Re-articulating Political Community: Testimonial Narratives and the Formation of an Audience

This event has passed.

University Club, Room 212
@ 3:00 pm - 5:00 pm

Portrait image of Marian Halls standing in the IRH library in front of book shelves wearing a white frilled shirt

Monday Seminar:

Marian Halls

Dana-Allen Dissertation Fellow (2011-2012)

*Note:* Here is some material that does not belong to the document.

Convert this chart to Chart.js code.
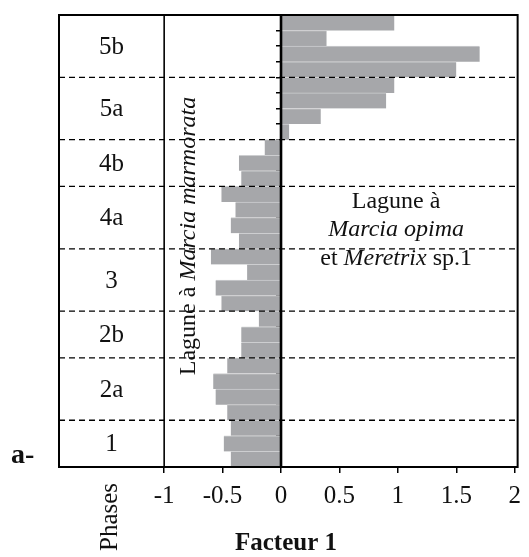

Comparative Literature, UW-Madison

 

How and why do testimonial narratives emerge as a privileged mode of remembering times of political violence or catastrophe? As one point of departure, Dori Laub’s assertion in Felman and Laub’s Testimony: Crises of Witnessing in Literature, Psychoanalysis and History (1992), that “the listener becomes the… witness before the narrator does” underscores the way in which the possibility of listening as witness serves as a precondition for testimony to historical crisis. At stake, in other words, is the question of the audience of the testimony: to whom is the narrative told, and how does the audience condition what is heard? Laub’s analysis of the role of the listener points to the suggestion that testimony requires first the possibility of communicability – a communicability which events of massive upheaval and violence may erode. My reading of Laub’s analysis, through the specificity of three twentieth-century historical contexts, poses this question: Does the possibility of testimony rely not only on communicability, but on an imagined community of listeners? Does the ability, however tenuous, to re-imagine or re-articulate a community after the crisis serve as a necessary precondition for the narrative act of bearing witness to take place? In my analysis of the factors conditioning testimonial production in Brazil’s political trials, in Guatemala’s post-war truth commissions, and in survivor testimonies given on the stand during the trial of Adolf Eichmann, I aim to push further Laub’s insight into the role of the addressee, in order to posit a critical distinction between the audience constructed to receive a testimony, and the addressee who hears it.

 

Marian Halls, a Dana-Allen Dissertation Fellow, is a Ph.D. candidate in Comparative Literature at UW-Madison. Her research develops a comparative framework for understanding the emergence and development of testimonial narratives across distinct political and cultural contexts. In support of this project, she received a George Mosse Exchange Fellowship to conduct research at the archives of the Yad Vashem Research Center in Jerusalem, Israel. Halls is also the recipient of the UW Mellon Dissertation Fellowship, the UW-Madison Nave Award, and the University Prize Fellowship. Her essay, “The Bone that Writes: Desaparecidos and the Disappearance of Literature” is forthcoming in the book, Provocation and Negotiation: Essays in Comparative Criticism (ed. Tim Mathews). She received a dual B.A. in Ethnomusicology and Comparative Literature from the University of California at Los Angeles.